American mathematician

Louis J. Gross (born January 6, 1952) is distinguished professor of ecology and evolutionary biology and mathematics at the University of Tennessee. He is the founding director of the National Institute for Mathematical and Biological Synthesis and the Institute for Environmental Modeling. His research focuses on computational and mathematical ecology, with applications to plant physiological ecology, conservation biology, natural resource management, and landscape ecology.

==Education==
Gross received a BSc degree in Mathematics from Drexel University in 1974 and a Phd in applied mathematics, with a minor in ecology and systematics from Cornell University in 1979 under the supervision of Simon A. Levin.
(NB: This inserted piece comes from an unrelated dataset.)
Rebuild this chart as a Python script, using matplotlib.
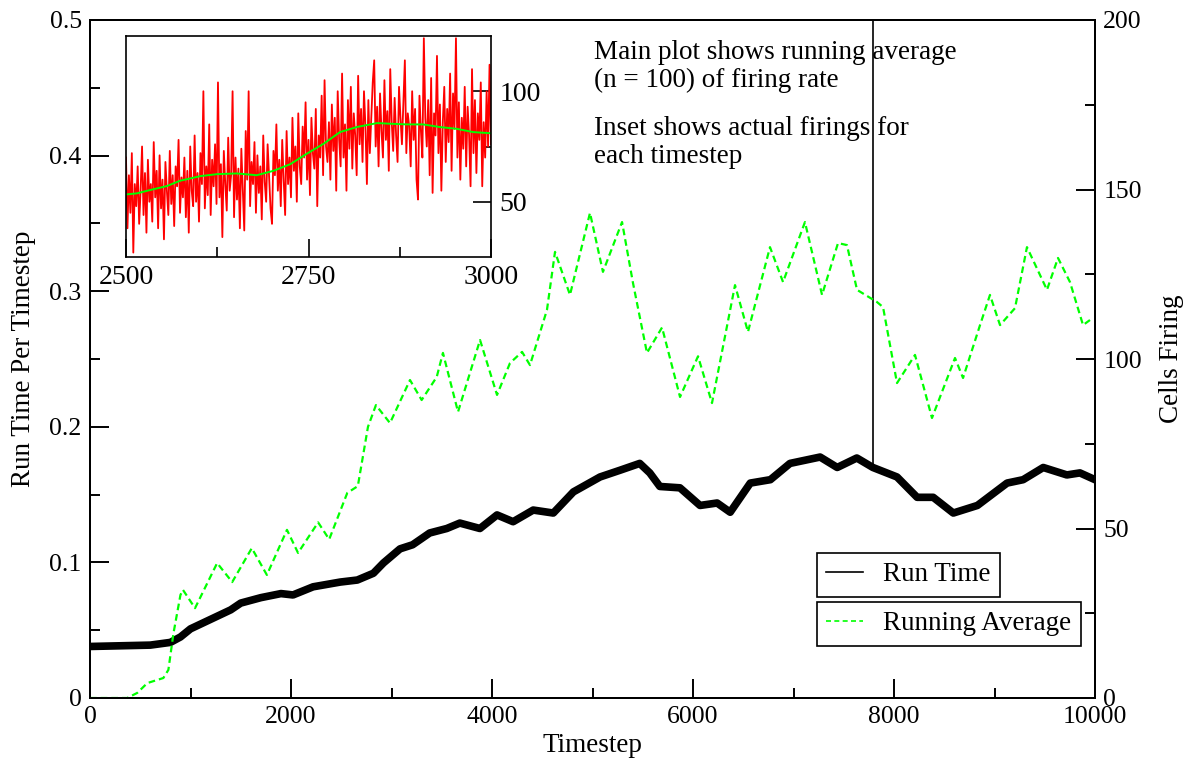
import matplotlib
matplotlib.use("Agg")
import matplotlib.pyplot as plt
from matplotlib.lines import Line2D
import numpy as np

plt.rcParams['font.family'] = ['Liberation Serif', 'DejaVu Serif']
plt.rcParams['axes.linewidth'] = 1.4

# run time per timestep (left axis)
run_t = [0, 300, 600, 800, 900, 1000, 1200, 1400, 1500, 1700, 1900, 2020, 2220,
         2490, 2660, 2820, 2920, 3085, 3210, 3380, 3550, 3680, 3880, 4050, 4210,
         4410, 4610, 4810, 5075, 5275, 5470, 5570, 5670, 5870, 6070, 6240, 6370,
         6570, 6770, 6965, 7265, 7435, 7630, 7790, 8030, 8230, 8390, 8590, 8830,
         9125, 9285, 9485, 9720, 9850, 10000]
run_time = [0.038, 0.0385, 0.039, 0.041, 0.045, 0.051, 0.058, 0.065, 0.070, 0.074,
            0.077, 0.076, 0.082, 0.0855, 0.087, 0.092, 0.0996, 0.110, 0.113, 0.1217,
            0.125, 0.129, 0.125, 0.135, 0.130, 0.1386, 0.1364, 0.152, 0.163, 0.168,
            0.173, 0.166, 0.156, 0.155, 0.142, 0.1438, 0.137, 0.1585, 0.161, 0.173,
            0.1777, 0.170, 0.177, 0.170, 0.163, 0.148, 0.148, 0.1364, 0.142, 0.1585,
            0.161, 0.170, 0.1645, 0.166, 0.161]

# running average (n = 100) of cells firing (right axis)
avg_t = [0, 370, 470, 570, 730, 780, 830, 900, 925, 1045, 1265, 1415, 1610, 1760,
         1960, 2070, 2270, 2380, 2560, 2665, 2766, 2845, 2985, 3184, 3300, 3450,
         3512, 3662, 3881, 4050, 4179, 4299, 4378, 4547, 4627, 4776, 4975, 5104,
         5294, 5403, 5542, 5692, 5871, 6050, 6189, 6418, 6547, 6766, 6896, 7114,
         7284, 7443, 7532, 7632, 7831, 7891, 8030, 8209, 8378, 8607, 8687, 8856,
         8955, 9055, 9204, 9323, 9522, 9632, 9751, 9881, 9950]
avg_cells = [0, 0, 1.5, 4.4, 5.9, 8.3, 19, 30.4, 31.9, 26.5, 39.8, 34.2, 44.2, 36.3,
             49.6, 42.8, 51.8, 46.8, 60.5, 62.5, 80, 86.4, 81.1, 93.8, 87.9, 94.7,
             101.8, 84.4, 105.6, 89.4, 98.8, 102.1, 98.2, 114.5, 131.6, 118.9, 143.1,
             125.7, 140.4, 122.4, 101.8, 109.3, 88.8, 100.8, 87, 121.8, 108, 133,
             122.7, 140.4, 118.9, 134.2, 133.6, 120.4, 116.8, 115.3, 92.9, 101.2,
             82.6, 100.3, 94.4, 110, 118.9, 110, 115, 133, 120.4, 129.8, 122.7, 110,
             111.5]

# inset: cells firing for timesteps 2500..3000 (every 2nd step)
inset_t = np.arange(2500, 3001, 2)
inset_cells = [
    70, 38, 62, 45, 72, 27, 58, 48, 66, 40,
    55, 75, 44, 63, 36, 69, 50, 58, 41, 77,
    52, 64, 38, 71, 47, 60, 33, 68, 55, 44,
    73, 49, 62, 39, 66, 57, 78, 45, 61, 52,
    70, 43, 64, 36, 75, 55, 48, 80, 50, 63,
    41, 72, 58, 100, 47, 66, 53, 85, 44, 69,
    57, 76, 49, 104, 52, 67, 34, 73, 58, 46,
    79, 55, 62, 100, 43, 70, 51, 65, 38, 74,
    56, 37, 82, 60, 100, 48, 68, 58, 77, 45,
    71, 54, 66, 42, 80, 59, 50, 76, 61, 47,
    40, 73, 62, 85, 55, 69, 48, 78, 60, 44,
    82, 58, 70, 52, 88, 64, 75, 50, 90, 66,
    58, 84, 70, 95, 60, 78, 53, 88, 72, 65,
    92, 48, 80, 70, 98, 62, 105, 75, 68, 86,
    60, 94, 73, 88, 55, 100, 78, 66, 108, 70,
    85, 55, 96, 74, 102, 65, 90, 80, 62, 107,
    76, 92, 68, 100, 84, 58, 96, 72, 88, 104,
    114, 75, 93, 66, 99, 82, 70, 105, 78, 91,
    64, 110, 86, 73, 97, 80, 68, 102, 88, 76,
    95, 114, 72, 90, 84, 66, 100, 78, 92, 60,
    51, 98, 82, 70, 124, 88, 75, 96, 62, 106,
    54, 90, 80, 116, 72, 94, 55, 86, 102, 68,
    92, 77, 108, 64, 99, 83, 124, 70, 95, 60,
    88, 74, 102, 66, 93, 80, 57, 110, 72, 96,
    63, 90, 78, 104, 57, 86, 70, 100, 75, 112,
    76]
inset_avg_t = [2500, 2515, 2533, 2556, 2574, 2602, 2625, 2652, 2679, 2702, 2725,
               2748, 2771, 2793, 2816, 2844, 2862, 2885, 2907, 2930, 2953, 2976, 3000]
inset_avg = [53.3, 53.8, 55.3, 57.1, 59.5, 61.6, 62.5, 62.8, 62, 64, 67, 71.8, 76.3,
             81.5, 83.8, 85.6, 85.3, 85, 85, 83.8, 83, 81.5, 81]

# marker line at the time step of interest
mark_t = 7790
mark_y = 0.170

GREEN = '#00ff00'
FS = 19.5

fig = plt.figure(figsize=(11.9, 7.6), dpi=100)
ax = fig.add_axes([90 / 1190, 1 - 698 / 760, 1005 / 1190, 678 / 760])
ax2 = ax.twinx()

ax.plot(run_t, run_time, color='black', lw=5.5, solid_joinstyle='round')
ax.vlines(mark_t, mark_y, 0.5, color='black', lw=1.2)
ax2.plot(avg_t, avg_cells, color=GREEN, lw=1.6, dashes=(3, 1.8))

ax.set_xlim(0, 10000)
ax.set_ylim(0, 0.5)
ax2.set_ylim(0, 200)
ax.set_xticks(np.arange(0, 10001, 2000))
ax.set_xticks(np.arange(1000, 10000, 2000), minor=True)
ax.set_yticks(np.arange(0, 0.51, 0.1))
ax.set_yticks(np.arange(0.05, 0.5, 0.1), minor=True)
ax.set_yticklabels(['0', '0.1', '0.2', '0.3', '0.4', '0.5'])
ax2.set_yticks(np.arange(0, 201, 50))
ax2.set_yticks(np.arange(25, 200, 50), minor=True)

for a in (ax, ax2):
    a.tick_params(which='major', direction='in', length=14, width=1.4, labelsize=18.5, pad=6)
    a.tick_params(which='minor', direction='in', length=7, width=1.4)
ax.tick_params(top=False, right=False, which='both')

ax.set_xlabel('Timestep', fontsize=FS, labelpad=3)
ax.set_ylabel('Run Time Per Timestep', fontsize=FS, labelpad=10)
ax2.set_ylabel('Cells Firing', fontsize=FS, labelpad=12)

fig.text(594 / 1190, 1 - 40 / 760, 'Main plot shows running average\n(n = 100) of firing rate',
         fontsize=FS, va='top', ha='left', linespacing=1.14)
fig.text(594 / 1190, 1 - 116 / 760, 'Inset shows actual firings for\neach timestep',
         fontsize=FS, va='top', ha='left', linespacing=1.14)

# legend entries in separate boxes
leg_style = dict(fontsize=FS, frameon=True, fancybox=False, edgecolor='black',
                 framealpha=1, borderaxespad=0, handlelength=1.35, handletextpad=0.75,
                 borderpad=0.35)
leg1 = fig.legend([Line2D([], [], color='black', lw=1.2)], ['Run Time'],
                  loc='upper left', bbox_to_anchor=(817 / 1190, 1 - 553 / 760), **leg_style)
leg2 = fig.legend([Line2D([], [], color=GREEN, lw=1.2, dashes=(3, 2))], ['Running Average'],
                  loc='upper left', bbox_to_anchor=(817 / 1190, 1 - 602 / 760), **leg_style)
for lg in (leg1, leg2):
    lg.get_frame().set_linewidth(1.2)

# inset
axi = fig.add_axes([126 / 1190, 1 - 257 / 760, 365 / 1190, 221 / 760])
axi.plot(inset_t, inset_cells, color='red', lw=1.3)
axi.plot(inset_avg_t, inset_avg, color=GREEN, lw=1.4)
axi.set_xlim(2500, 3000)
axi.set_ylim(25, 125)
axi.set_xticks([2500, 2750, 3000])
axi.set_xticks([2625, 2875], minor=True)
axi.set_yticks([50, 100])
axi.set_yticks([75], minor=True)
axi.yaxis.tick_right()
axi.tick_params(which='major', direction='in', length=13, width=1.2, labelsize=20, pad=6)
axi.tick_params(which='minor', direction='in', length=7, width=1.2)
for s in axi.spines.values():
    s.set_linewidth(1.2)

fig.savefig('out.png', dpi=100)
From 1986 to 2000, while a faculty member at the University of Tennessee, he co-directed of a series of courses and workshops on mathematical aspects of ecology and environmental science at the International Centre for Theoretical Physics in Italy. These involved participants from over sixty countries, with an objective of building the scholarly infrastructure in the Third World to address environmental problems using their own talent.

==Research==
Gross has co-edited five books, including the Encyclopedia of Theoretical Ecology and Individual-Based Models and Approaches in Ecology. He has been a leader in the development the ATLSS (Across Trophic Level System Simulation) project, one of the largest ecological modeling projects ever constructed, which has provided a critical tool in the ongoing complex restoration planning for the Everglades. The National Science Foundation has funded his research in parallel and grid computing for ecological models, ecological multi-modeling and spatial control of natural systems. He was the recipient of the 2006 Distinguished Scientist Award from the American Institute of Biological Sciences. Gross has been President of the Society for Mathematical Biology, Chair of the Board of Governors of the Mathematical Biosciences Institute, President of the Faculty Senate at UTK and Chair of the National Research Council Committee on Education in Biocomplexity Research, and Program Chair for the 2008 annual meeting of the Ecological Society of America.

He was elected a Fellow of the Ecological Society of America (2023).